We put something out there on Twitter yesterday and it seemed to touch a nerve.
120+ likes and 25,000 impressions isn’t enough to promote a SoundCloud, but it is enough to know people were getting hung up on it.
As the replies rolled in, there was talk about how the comparison to software was maybe unfair:
The business models are different, the buyers are different, you can’t compare the churn rates.
We think people were missing the point.
Parallel thinking is a valuable skill in all businesses, and particularly at this stage of DTC’s evolution. Because software underwent a similar trend.
Once bought as a semi-physical good, software moved to the cloud and started selling on a subscription basis. Investors poured in, because the sales generated by a software business with a subscription-delivery model became viewed as annuities: contracts renewed at a fixed rate on a set interval.
The result?
You could pay more to acquire a customer than previously, and you could accurately project out how much that customer would be worth over time, helping you scale a business faster than ever.
It provided for a highly predictable model, with a nice tidy metric to keep things in check on the acquisition front. Thus, the LTV:CAC ratio was born (thanks to David Skok), and, well, for a long time all you heard SaaS folks talking about was the importance of reducing churn and clearing a 3:1 LTV:CAC benchmark.
Under that benchmark retention become as important as acquisition.
Sound familiar?
Here’s the problem: While DTC is parroting these lines and running this playbook, software has moved on.
The fastest-growing SaaS businesses today don’t charge a set fee on a monthly or annual basis anymore. They charge based on usage and consumption. And they work to grow that usage and consumption on a monthly basis.
In fact, the publicly traded companies don’t even report on churn; they report on net-dollar retention to show how effectively they’re able to make more money from their customers who stick around—and how that more than makes up for the customers who don’t.
In other words, they report on how they expand share of wallet.

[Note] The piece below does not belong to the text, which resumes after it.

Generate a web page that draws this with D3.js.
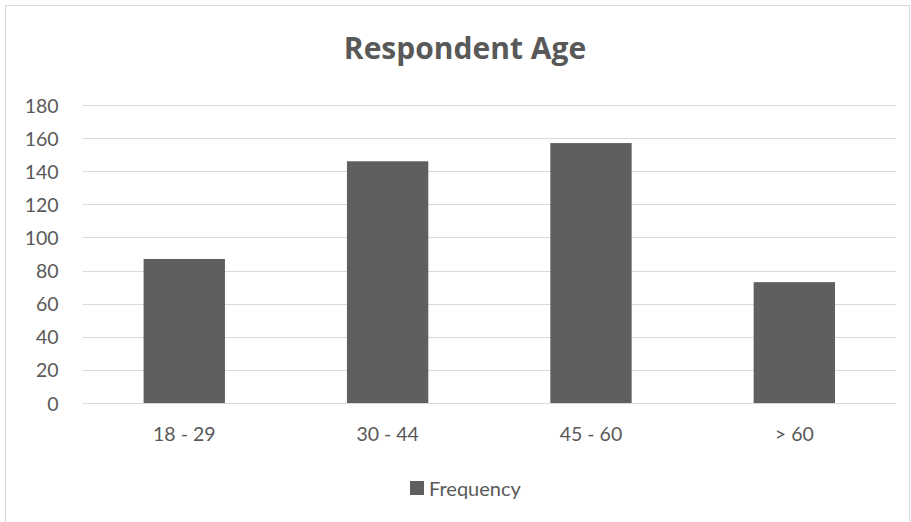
<!DOCTYPE html>
<html><head><meta charset="utf-8">
<script src="https://cdn.jsdelivr.net/npm/d3@7"></script>
<style>body{margin:0;background:#fff;} text{font-family:Lato, "Open Sans", sans-serif;}</style>
</head><body><svg id="c" width="911" height="522"></svg>
<script>
const title = "Respondent Age";
const categories = ["18 - 29", "30 - 44", "45 - 60", "> 60"];
const values = [87, 146, 157, 73];
const yTicks = [0, 20, 40, 60, 80, 100, 120, 140, 160, 180];
const seriesName = "Frequency";

const svg = d3.select("#c");
svg.append("rect").attr("x", 5.5).attr("y", 5.5).attr("width", 904).attr("height", 520)
  .attr("fill", "#fff").attr("stroke", "#d9d9d9").attr("stroke-width", 1);

const mLeft = 82.6, mRight = 896, mTop = 105, mBottom = 403;
const x = d3.scaleBand().domain(categories).range([mLeft, mRight]).paddingInner(0.6).paddingOuter(0.3);
const y = d3.scaleLinear().domain([0, 180]).range([mBottom, mTop]);

const grid = svg.append("g");
grid.selectAll("line").data(yTicks).join("line")
  .attr("x1", mLeft).attr("x2", mRight)
  .attr("y1", d => Math.round(y(d)) + 0.5).attr("y2", d => Math.round(y(d)) + 0.5)
  .attr("stroke", "#d9d9d9").attr("stroke-width", 1);

const yAxis = svg.append("g").attr("transform", `translate(${mLeft},0)`)
  .call(d3.axisLeft(y).tickValues(yTicks).tickSize(0).tickPadding(24));
yAxis.select(".domain").remove();
yAxis.selectAll("text").attr("fill", "#595959").attr("dy", "0.36em")
  .style("font-size", "19.5px").style("font-family", "Lato, sans-serif");

svg.append("g").selectAll("rect").data(values).join("rect")
  .attr("x", (d, i) => x(categories[i])).attr("width", x.bandwidth())
  .attr("y", d => y(d)).attr("height", d => y(0) - y(d))
  .attr("fill", "#5f5f5f");

const xAxis = svg.append("g").attr("transform", `translate(0,${mBottom})`)
  .call(d3.axisBottom(x).tickSize(0).tickPadding(0));
xAxis.select(".domain").remove();
xAxis.selectAll("text").attr("fill", "#595959").attr("y", 38).attr("dy", null)
  .style("font-size", "19.5px").style("font-family", "Lato, sans-serif");

svg.append("text").attr("x", 465).attr("y", 59).attr("text-anchor", "middle")
  .attr("fill", "#595959").style("font-family", "'Open Sans', sans-serif")
  .style("font-size", "30px").style("font-weight", "bold").text(title);

const lg = svg.append("g");
lg.append("rect").attr("x", 410).attr("y", 481).attr("width", 14).attr("height", 14).attr("fill", "#5f5f5f");
lg.append("text").attr("x", 429).attr("y", 495.5).attr("fill", "#595959").style("font-size", "20px").text(seriesName);
</script></body></html>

Early in this newsletter’s history, we proposed that retention was a poor word for what brands should aim for when it comes to repeat customers, and we explained that stance as follows:
A better term might be reacquisition...
Retention-focused mindset: I am not competing in market for my existing customer, because my customer is committed to my brand and illustrates that commitment through her/his behavior and emotional reactions to my brand’s message. It will take something significant for me to lose that commitment from the customer.
Reacquisition-focused mindset: I am in a competitive market and my customer has a lot of choices. My customer likes my brand and uses it, but also knows better products and better deals may exist (and probably takes advantage of them on occasion), and is not averse to change. It takes very little for me to lose that customer.
We know we bring up this point often, but that’s because it’s worth repeating. And it’s highly applicable here.
The DTC subscription model—today—is one that’s rooted in retention. But the fastest growing software companies?
They’re focused on reacquiring a customer through increasing product usage and expanding product adoption.
This is, perhaps ironically enough, more akin to the Big CPG playbook than the original SaaS playbook—except for the fact that a credit card is on file.
Which sounds a lot like something DTC has at its disposal.